→ **EXERCISE BRIEF**: Exactly how many lines have the word "this"? Answer with the bare number.

[start DATASET CONTENT]

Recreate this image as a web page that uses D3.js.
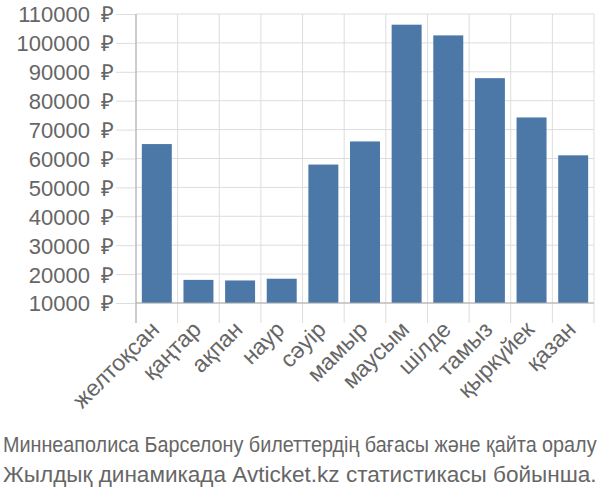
<!DOCTYPE html>
<html>
<head>
<meta charset="utf-8">
<script src="https://cdn.jsdelivr.net/npm/d3@7"></script>
<style>
  html, body { margin: 0; padding: 0; background: #fff; }
  svg { display: block; font-family: "Liberation Sans", Arial, sans-serif; }
</style>
</head>
<body>
<div id="chart"></div>
<script>
const categories = ["желтоқсан", "қаңтар", "ақпан", "наур", "сәуір", "мамыр", "маусым", "шілде", "тамыз", "қыркүйек", "қазан"];
const prices = [65000, 18000, 17800, 18400, 57900, 65900, 106300, 102600, 87800, 74200, 61100];
const yTicks = [10000, 20000, 30000, 40000, 50000, 60000, 70000, 80000, 90000, 100000, 110000];
const titleLines = ["Миннеаполиса Барселону билеттердің бағасы және қайта оралу", "Жылдық динамикада Avticket.kz статистикасы бойынша."];

const W = 600, H = 500;
const m = { left: 136, right: 6, top: 14, bottom: 197 };

const svg = d3.select("#chart").append("svg").attr("width", W).attr("height", H);

const x = d3.scaleBand().domain(categories).range([m.left, W - m.right]).paddingInner(0.28).paddingOuter(0.14);
const y = d3.scaleLinear().domain([10000, 110000]).range([H - m.bottom, m.top]);

const gridColor = "#dddddd", textColor = "#666666", axisColor = "#aaaaaa";

// horizontal gridlines + y ticks
const yAxis = d3.axisLeft(y).tickValues(yTicks).tickSize(20).tickPadding(2).tickFormat(d => d + "\u2002₽");
const gy = svg.append("g").attr("transform", `translate(${m.left},0)`).call(yAxis);
gy.select(".domain").remove();
gy.selectAll(".tick line").attr("stroke", gridColor);
gy.selectAll(".tick text").attr("fill", textColor).style("font-size", "22px").attr("dy", "0.36em");
svg.append("g").selectAll("line").data(yTicks).join("line")
  .attr("x1", m.left).attr("x2", W - m.right)
  .attr("y1", d => y(d)).attr("y2", d => y(d))
  .attr("stroke", gridColor);

// vertical gridlines at band boundaries
const step = x.step();
const x0 = m.left;
const bounds = d3.range(categories.length + 1).map(i => x0 + i * step);
svg.append("g").selectAll("line").data(bounds).join("line")
  .attr("x1", d => d).attr("x2", d => d)
  .attr("y1", m.top).attr("y2", H - m.bottom + 20)
  .attr("stroke", gridColor);

// bars
svg.append("g").selectAll("rect").data(prices).join("rect")
  .attr("x", (d, i) => x(categories[i]))
  .attr("width", x.bandwidth())
  .attr("y", d => y(d))
  .attr("height", d => y(10000) - y(d))
  .attr("fill", "#4c78a8");

// axis lines
svg.append("line").attr("x1", m.left).attr("x2", m.left).attr("y1", m.top).attr("y2", H - m.bottom + 20).attr("stroke", axisColor).attr("stroke-width", 1);
svg.append("line").attr("x1", m.left).attr("x2", W - m.right).attr("y1", y(10000)).attr("y2", y(10000)).attr("stroke", axisColor);

// x labels
const xAxis = d3.axisBottom(x).tickSize(0).tickPadding(0);
const gx = svg.append("g").attr("transform", `translate(0,${H - m.bottom})`).call(xAxis);
gx.select(".domain").remove();
gx.selectAll(".tick text")
  .attr("fill", textColor).style("font-size", "23px")
  .attr("text-anchor", "end")
  .attr("transform", "translate(4,28) rotate(-45)")
  .attr("dy", 0).attr("y", 0).attr("x", 0);

// title (fit to full width)
const titleW = 594;
svg.append("g").selectAll("text").data(titleLines).join("text")
  .attr("x", 0).attr("y", 0)
  .attr("fill", textColor).style("font-size", "22px")
  .text(d => d)
  .each(function(d, i) {
    const w = this.getComputedTextLength();
    const s = titleW / w;
    d3.select(this).attr("transform", `translate(3,${452 + i * 30}) scale(${s},1)`);
  });
</script>
</body>
</html>
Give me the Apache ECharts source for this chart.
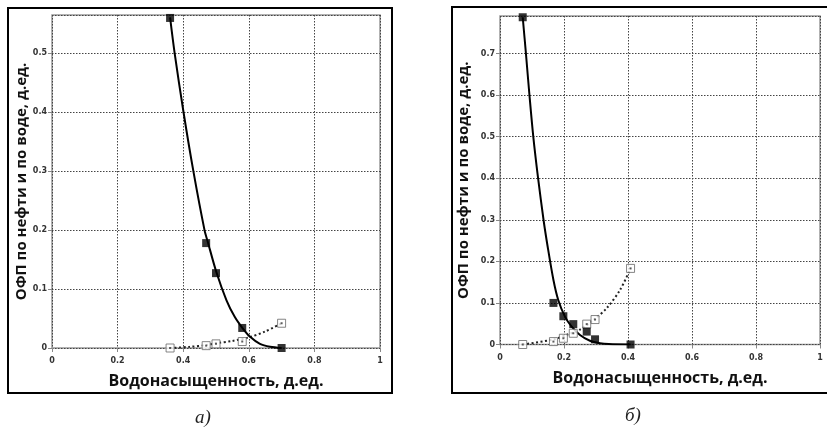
<!DOCTYPE html>
<html>
<head>
<meta charset="utf-8">
<script src="https://cdn.jsdelivr.net/npm/echarts@6/dist/echarts.min.js"></script>
<style>
  html, body { margin: 0; padding: 0; background: #fff; }
  #chart { width: 827px; height: 428px; }
</style>
</head>
<body>
<div id="chart"></div>
<script>
// Relative permeability (ОФП) of oil and water vs. water saturation, two samples.

// ---- Sample а) ----
const swA        = [0.36, 0.47, 0.50, 0.58, 0.70];
const kroA       = [0.56, 0.178, 0.127, 0.034, 0.0];
const krwA       = [0.0, 0.004, 0.007, 0.011, 0.042];
// fitted oil curve (Sw, kro)
const oilFitA = [
  [0.36, 0.561], [0.374, 0.50], [0.401, 0.40], [0.431, 0.30], [0.465, 0.20],
  [0.475, 0.18], [0.501, 0.129], [0.532, 0.081], [0.557, 0.053], [0.582, 0.033],
  [0.604, 0.019], [0.634, 0.007], [0.665, 0.002], [0.70, 0.0]
];
// fitted water curve (Sw, krw)
const waterFitA = [
  [0.36, 0.0], [0.42, 0.002], [0.47, 0.005], [0.50, 0.008], [0.55, 0.012],
  [0.60, 0.018], [0.65, 0.028], [0.70, 0.042]
];

// ---- Sample б) ----
const swB        = [0.071, 0.167, 0.198, 0.229, 0.271, 0.297, 0.408];
const kroB       = [0.787, 0.100, 0.068, 0.049, 0.031, 0.0125, 0.0];
const krwB       = [0.0, 0.007, 0.015, 0.027, 0.049, 0.060, 0.183];
const oilFitB = [
  [0.071, 0.787], [0.081, 0.70], [0.092, 0.60], [0.104, 0.50], [0.119, 0.40],
  [0.136, 0.30], [0.149, 0.235], [0.167, 0.155], [0.182, 0.107], [0.203, 0.067],
  [0.224, 0.043], [0.25, 0.023], [0.281, 0.009], [0.3125, 0.003], [0.34, 0.001],
  [0.408, 0.0]
];
const waterFitB = [
  [0.071, 0.0], [0.167, 0.012], [0.208, 0.023], [0.25, 0.036], [0.292, 0.059],
  [0.333, 0.087], [0.375, 0.131], [0.408, 0.183]
];

// axis ranges and labels
const xMin = 0, xMax = 1, xStep = 0.2;
const yStep = 0.1;
const yMaxA = 0.565, yMaxB = 0.79;
const xTitle = 'Водонасыщенность, д.ед.';
const yTitle = 'ОФП по нефти и по воде, д.ед.';
const captions = ['а)', 'б)'];

const zip = (xs, ys) => xs.map((x, i) => [x, ys[i]]);

const tickFont = { fontFamily: 'DejaVu Sans', fontSize: 8, fontWeight: 'bold', color: '#333' };
const titleFont = { fontFamily: 'Open Sans', fontSize: 16, fontWeight: 'bold', color: '#111' };
const gridLine = { show: true, lineStyle: { color: '#444', width: 1, type: [1.5, 1.5] } };

function xAxisFor(gridIndex, nameGap) {
  return {
    type: 'value', gridIndex, min: xMin, max: xMax, interval: xStep,
    name: xTitle, nameLocation: 'middle', nameGap,
    nameTextStyle: titleFont,
    axisLine: { show: false },
    axisTick: { show: true, length: 4, lineStyle: { color: '#888' } },
    axisLabel: Object.assign({ margin: 9 }, tickFont),
    splitLine: gridLine
  };
}
function yAxisFor(gridIndex, max, nameGap) {
  return {
    type: 'value', gridIndex, min: 0, max, interval: yStep,
    name: yTitle, nameLocation: 'middle', nameGap,
    nameTextStyle: Object.assign({}, titleFont, { fontSize: 15 }),
    axisLine: { show: false },
    axisTick: { show: true, length: 4, lineStyle: { color: '#888' } },
    axisLabel: Object.assign({ margin: 5, showMaxLabel: false }, tickFont),
    splitLine: gridLine
  };
}

function seriesFor(idx, oilFit, waterFit, sw, kro, krw) {
  const ax = { xAxisIndex: idx, yAxisIndex: idx };
  return [
    Object.assign({
      type: 'line', data: waterFit, smooth: 0.3, showSymbol: false, z: 3,
      lineStyle: { color: '#222', width: 2, type: [2, 2.5] }
    }, ax),
    Object.assign({
      type: 'line', data: oilFit, smooth: 0.3, showSymbol: false, z: 3,
      lineStyle: { color: '#000', width: 2 }
    }, ax),
    Object.assign({
      type: 'scatter', data: zip(sw, krw), symbol: 'rect', symbolSize: 8, z: 4,
      itemStyle: { color: '#fff', borderColor: '#666', borderWidth: 1 }
    }, ax),
    Object.assign({
      type: 'scatter', data: zip(sw, krw), symbol: 'rect', symbolSize: 2, z: 5,
      itemStyle: { color: '#333' }
    }, ax),
    Object.assign({
      type: 'scatter', data: zip(sw, kro), symbol: 'rect', symbolSize: 8, z: 6,
      itemStyle: { color: '#000' }
    }, ax)
  ];
}

const chart = echarts.init(document.getElementById('chart'), null, { renderer: 'canvas' });
chart.setOption({
  backgroundColor: '#fff',
  animation: false,
  grid: [
    { left: 52, top: 15, width: 328, height: 333, show: true, borderColor: '#999', borderWidth: 1.5, backgroundColor: 'transparent' },
    { left: 500, top: 16, width: 320, height: 328.5, show: true, borderColor: '#999', borderWidth: 1.5, backgroundColor: 'transparent' }
  ],
  xAxis: [xAxisFor(0, 25), xAxisFor(1, 26)],
  yAxis: [yAxisFor(0, yMaxA, 22), yAxisFor(1, yMaxB, 29)],
  series: [
    ...seriesFor(0, oilFitA, waterFitA, swA, kroA, krwA),
    ...seriesFor(1, oilFitB, waterFitB, swB, kroB, krwB)
  ],
  graphic: [
    { type: 'rect', shape: { x: 8, y: 8, width: 384, height: 385 }, style: { fill: 'none', stroke: '#000', lineWidth: 2 }, silent: true },
    { type: 'rect', shape: { x: 452, y: 7, width: 390, height: 386 }, style: { fill: 'none', stroke: '#000', lineWidth: 2 }, silent: true },
    { type: 'text', x: 203, y: 418, style: { text: captions[0], font: 'italic 19px "Liberation Serif"', fill: '#222', align: 'center', verticalAlign: 'middle' } },
    { type: 'text', x: 633, y: 416, style: { text: captions[1], font: 'italic 19px "Liberation Serif"', fill: '#222', align: 'center', verticalAlign: 'middle' } }
  ]
});
</script>
</body>
</html>
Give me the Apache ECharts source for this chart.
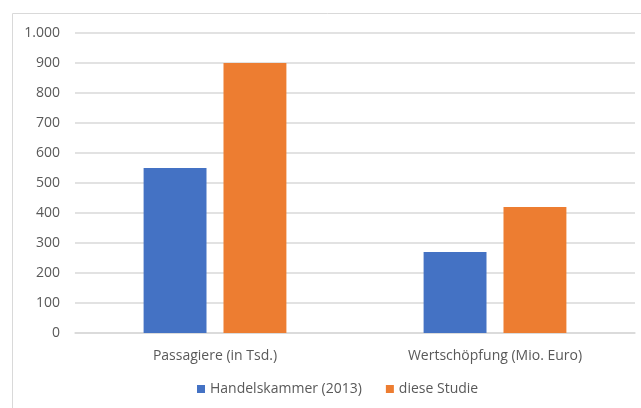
<!DOCTYPE html>
<html><head><meta charset="utf-8">
<script src="https://cdn.jsdelivr.net/npm/echarts@6/dist/echarts.min.js"></script>
<style>html,body{margin:0;padding:0;background:#fff}#c{width:641px;height:408px}</style>
</head><body><div id="c"></div>
<script>
const categories = ["Passagiere (in Tsd.)", "Wertschöpfung (Mio. Euro)"];
const seriesNames = ["Handelskammer (2013)", "diese Studie"];
const handelskammer = [550, 270];
const dieseStudie = [900, 420];
const yTicks = [0, 100, 200, 300, 400, 500, 600, 700, 800, 900, 1000];

const chart = echarts.init(document.getElementById('c'), null, {renderer: 'canvas'});
const font = "'Open Sans', 'Noto Sans', sans-serif";
chart.setOption({
  animation: false,
  textStyle: {fontFamily: font},
  graphic: [{
    type: 'rect', silent: true,
    shape: {x: 12.5, y: 13.5, width: 800, height: 600},
    style: {fill: 'none', stroke: '#d9d9d9', lineWidth: 1}
  }],
  grid: {left: 75, right: 6, top: 33, bottom: 75},
  legend: {
    bottom: 7, left: 192, itemWidth: 8, itemHeight: 8, itemGap: 24,
    icon: 'rect',
    textStyle: {fontFamily: font, fontSize: 14, color: '#595959'},
    data: seriesNames
  },
  xAxis: {
    type: 'category', data: categories,
    axisLine: {show: true, lineStyle: {color: '#d9d9d9', width: 1.5}},
    axisTick: {show: false},
    axisLabel: {fontFamily: font, fontSize: 14, color: '#595959', margin: 16}
  },
  yAxis: {
    type: 'value', min: yTicks[0], max: yTicks[yTicks.length - 1], interval: 100,
    axisLine: {show: false}, axisTick: {show: false},
    splitLine: {lineStyle: {color: '#d9d9d9', width: 1.5}},
    axisLabel: {
      fontFamily: font, fontSize: 14, color: '#595959', margin: 15,
      formatter: v => v >= 1000 ? (Math.floor(v/1000) + '.' + String(v % 1000).padStart(3, '0')) : String(v)
    }
  },
  series: [
    {name: seriesNames[0], type: 'bar', data: handelskammer, itemStyle: {color: '#4472c4'}, barGap: '27%', barCategoryGap: '49%'},
    {name: seriesNames[1], type: 'bar', data: dieseStudie, itemStyle: {color: '#ed7d31'}, barGap: '27%', barCategoryGap: '49%'}
  ]
});
</script></body></html>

[end DATASET CONTENT]

→ **RESPONSE TO THE TASK**: 5